Investment Idea - Buy Transport Corporation of India Ltd For Target Rs.790 - Motilal Oswal
Unique business model with multimodal capabilities to drive performance
* We released our Logistics thematic report recently, wherein we stressed upon the Logistics sector moving towards formalization. We noted that this would provide strong growth opportunities for some of the established players, such as Transport Corporation (TCI). The share price of TCI has been up ~45% since our initiation, and we believe there is more steam left.
* The unique multimodal capabilities of TCI would drive consistent growth in volumes and earnings across segments over the next few years. With the easing of fuel prices (on account of tax cuts), margins are expected to remain at elevated levels.
* TCI has a well-blended portfolio, with a presence across a) the high-volume Freight segment, b) value-added segments such as Integrated Supply Chain Solutions, and c) niche high-margins segments such as Seaways. We expect TCI to clock a revenue/EBITDA/PAT CAGR of ~17%/25%/33% over FY21–24. We reiterate our Buy rating, with revised TP of INR790/share (16x FY24E EPS).

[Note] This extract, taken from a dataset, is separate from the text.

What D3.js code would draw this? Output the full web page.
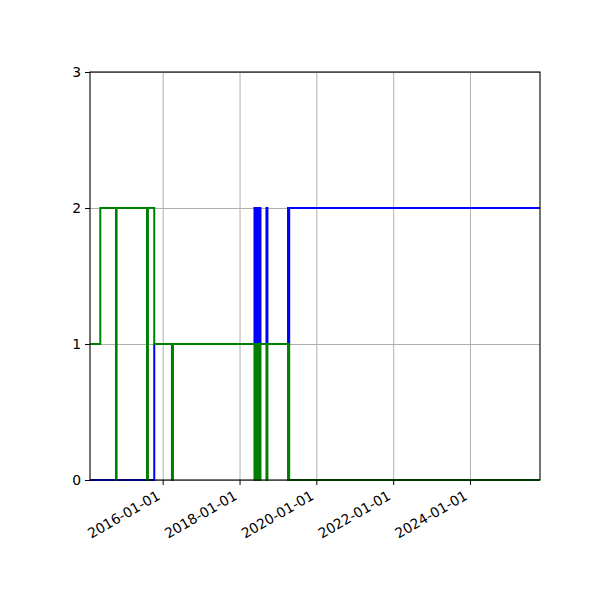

Volumes improve with robust festive demand in 2Q; margins hit all-time highs, driven by Seaways segment
* The easing of restrictions and robust festive demand has led to a strong pickup in volumes in the last few months.
* TCI reported all-time high margins of ~13% in 2QFY22. While Seaways saw strong margins with increased freight rates, Freight Services margins were driven by cost control and improved efficiency.

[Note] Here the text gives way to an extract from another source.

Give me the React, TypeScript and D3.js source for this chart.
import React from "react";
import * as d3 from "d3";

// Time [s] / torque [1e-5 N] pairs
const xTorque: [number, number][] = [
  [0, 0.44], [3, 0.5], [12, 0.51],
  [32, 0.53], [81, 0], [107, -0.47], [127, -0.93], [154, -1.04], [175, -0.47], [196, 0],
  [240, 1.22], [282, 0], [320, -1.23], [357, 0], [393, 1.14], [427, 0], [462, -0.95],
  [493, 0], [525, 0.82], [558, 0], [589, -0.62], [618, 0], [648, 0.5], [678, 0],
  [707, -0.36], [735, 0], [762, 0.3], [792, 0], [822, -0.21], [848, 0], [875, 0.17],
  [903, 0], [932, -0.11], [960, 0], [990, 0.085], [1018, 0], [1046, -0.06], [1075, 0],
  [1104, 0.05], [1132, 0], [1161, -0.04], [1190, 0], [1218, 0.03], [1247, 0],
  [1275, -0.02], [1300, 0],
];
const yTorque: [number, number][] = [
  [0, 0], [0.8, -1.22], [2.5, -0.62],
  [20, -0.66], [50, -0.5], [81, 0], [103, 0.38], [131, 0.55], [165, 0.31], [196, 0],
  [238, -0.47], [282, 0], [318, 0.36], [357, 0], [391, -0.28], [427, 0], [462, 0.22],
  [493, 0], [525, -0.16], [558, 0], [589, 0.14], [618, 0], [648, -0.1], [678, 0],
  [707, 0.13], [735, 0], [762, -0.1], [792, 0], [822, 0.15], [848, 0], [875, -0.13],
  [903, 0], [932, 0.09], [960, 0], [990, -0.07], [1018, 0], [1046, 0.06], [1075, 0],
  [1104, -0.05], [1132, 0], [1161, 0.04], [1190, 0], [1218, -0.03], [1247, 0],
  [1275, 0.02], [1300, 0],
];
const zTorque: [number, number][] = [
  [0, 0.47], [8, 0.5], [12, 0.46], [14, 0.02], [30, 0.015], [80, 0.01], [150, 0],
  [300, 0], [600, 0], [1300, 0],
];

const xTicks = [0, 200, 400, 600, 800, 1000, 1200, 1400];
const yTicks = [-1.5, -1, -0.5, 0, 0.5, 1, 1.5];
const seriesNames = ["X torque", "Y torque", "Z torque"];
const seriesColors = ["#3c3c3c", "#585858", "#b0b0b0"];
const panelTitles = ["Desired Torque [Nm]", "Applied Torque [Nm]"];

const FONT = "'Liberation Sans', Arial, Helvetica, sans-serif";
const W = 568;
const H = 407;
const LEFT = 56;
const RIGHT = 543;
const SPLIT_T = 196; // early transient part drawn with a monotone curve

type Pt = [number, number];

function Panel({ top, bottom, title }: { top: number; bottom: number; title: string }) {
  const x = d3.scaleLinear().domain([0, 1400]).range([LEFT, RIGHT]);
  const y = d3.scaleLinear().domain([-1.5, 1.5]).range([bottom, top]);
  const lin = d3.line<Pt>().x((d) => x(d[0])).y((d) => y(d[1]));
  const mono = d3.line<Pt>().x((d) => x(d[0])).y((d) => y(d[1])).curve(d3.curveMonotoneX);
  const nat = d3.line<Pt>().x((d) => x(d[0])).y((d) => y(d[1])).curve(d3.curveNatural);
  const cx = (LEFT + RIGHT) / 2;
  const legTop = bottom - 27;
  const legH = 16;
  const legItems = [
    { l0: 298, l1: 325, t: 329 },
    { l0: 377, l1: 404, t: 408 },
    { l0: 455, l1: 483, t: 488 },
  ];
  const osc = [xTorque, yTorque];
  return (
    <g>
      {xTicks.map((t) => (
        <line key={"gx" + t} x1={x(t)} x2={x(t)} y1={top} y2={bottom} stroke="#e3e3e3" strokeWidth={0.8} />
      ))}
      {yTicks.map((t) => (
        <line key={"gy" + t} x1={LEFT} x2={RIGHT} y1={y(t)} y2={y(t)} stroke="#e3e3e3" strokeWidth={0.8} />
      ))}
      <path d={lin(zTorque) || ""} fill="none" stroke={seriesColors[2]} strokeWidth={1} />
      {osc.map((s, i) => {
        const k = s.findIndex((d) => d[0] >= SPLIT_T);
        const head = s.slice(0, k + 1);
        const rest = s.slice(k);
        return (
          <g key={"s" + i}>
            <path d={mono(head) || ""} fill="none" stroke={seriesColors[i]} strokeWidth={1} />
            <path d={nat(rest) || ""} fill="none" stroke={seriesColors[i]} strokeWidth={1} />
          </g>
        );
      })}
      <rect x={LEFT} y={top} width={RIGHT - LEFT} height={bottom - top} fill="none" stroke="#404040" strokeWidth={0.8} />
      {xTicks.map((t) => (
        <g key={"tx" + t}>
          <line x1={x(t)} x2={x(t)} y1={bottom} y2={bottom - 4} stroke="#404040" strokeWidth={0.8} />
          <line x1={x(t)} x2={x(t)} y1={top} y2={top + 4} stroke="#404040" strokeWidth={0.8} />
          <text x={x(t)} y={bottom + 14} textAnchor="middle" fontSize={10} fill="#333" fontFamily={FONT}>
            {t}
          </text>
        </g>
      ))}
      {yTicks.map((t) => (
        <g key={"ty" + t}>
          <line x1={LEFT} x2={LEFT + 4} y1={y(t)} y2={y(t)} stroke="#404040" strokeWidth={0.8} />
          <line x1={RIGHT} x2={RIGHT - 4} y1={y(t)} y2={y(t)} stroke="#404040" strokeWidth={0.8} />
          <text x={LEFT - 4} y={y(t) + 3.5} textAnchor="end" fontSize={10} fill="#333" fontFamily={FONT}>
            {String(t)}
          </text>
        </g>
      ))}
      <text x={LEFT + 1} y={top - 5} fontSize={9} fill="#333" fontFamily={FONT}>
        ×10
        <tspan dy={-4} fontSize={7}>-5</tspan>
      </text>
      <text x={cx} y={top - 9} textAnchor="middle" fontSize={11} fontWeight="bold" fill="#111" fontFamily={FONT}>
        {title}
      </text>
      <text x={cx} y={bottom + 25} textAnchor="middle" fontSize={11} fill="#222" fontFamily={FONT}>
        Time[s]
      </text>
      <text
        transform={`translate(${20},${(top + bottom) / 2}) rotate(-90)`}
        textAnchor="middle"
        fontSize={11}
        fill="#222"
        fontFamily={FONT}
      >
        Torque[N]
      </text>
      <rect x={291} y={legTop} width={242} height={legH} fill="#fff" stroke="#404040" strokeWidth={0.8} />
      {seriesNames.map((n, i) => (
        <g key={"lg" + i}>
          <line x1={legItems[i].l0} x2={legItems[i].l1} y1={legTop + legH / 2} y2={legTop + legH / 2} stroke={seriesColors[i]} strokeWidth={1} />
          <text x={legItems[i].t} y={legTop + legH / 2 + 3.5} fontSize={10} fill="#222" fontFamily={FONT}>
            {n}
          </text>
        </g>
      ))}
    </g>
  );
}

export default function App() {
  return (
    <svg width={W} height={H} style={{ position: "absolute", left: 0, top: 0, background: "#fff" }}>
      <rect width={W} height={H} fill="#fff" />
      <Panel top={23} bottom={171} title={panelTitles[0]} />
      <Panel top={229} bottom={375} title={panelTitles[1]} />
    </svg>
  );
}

Multimodal capabilities to drive sustainable performance for TCI over the long term
* TCI is among the very few players that provide end-to-end logistic solutions with multimodal capabilities across road freight, rail, and coastal shipping.
* Road freight would benefit from the plunge in diesel prices by ~10% from the tax cuts announced in early Nov’21, which would support margins.
* The Supply Chain segment is well-placed to capitalize on the early-mover advantage with its wide service offerings and strong clientele.
* The Seaways segment is expected to grow well with higher volumes and improved realization. The purchase of a new ship in FY23E would help increase the share of the high-margin Seaways segment, aiding earnings growth.
Valuation and view
* We expect the growth momentum to continue with a) the pickup in economic activity, b) the normalization of transportation activity, and c) govt. reforms leading to formalization and market share gains for organized playerssuch as TCI.
* We expect TCI to clock a revenue/EBITDA/PAT CAGR of ~17%/25%/33% over FY21–24E. The stock trades at 14x FY24 EPS. We maintain our Buy rating, with revised TP of INR790/share (16x FY24E EPS).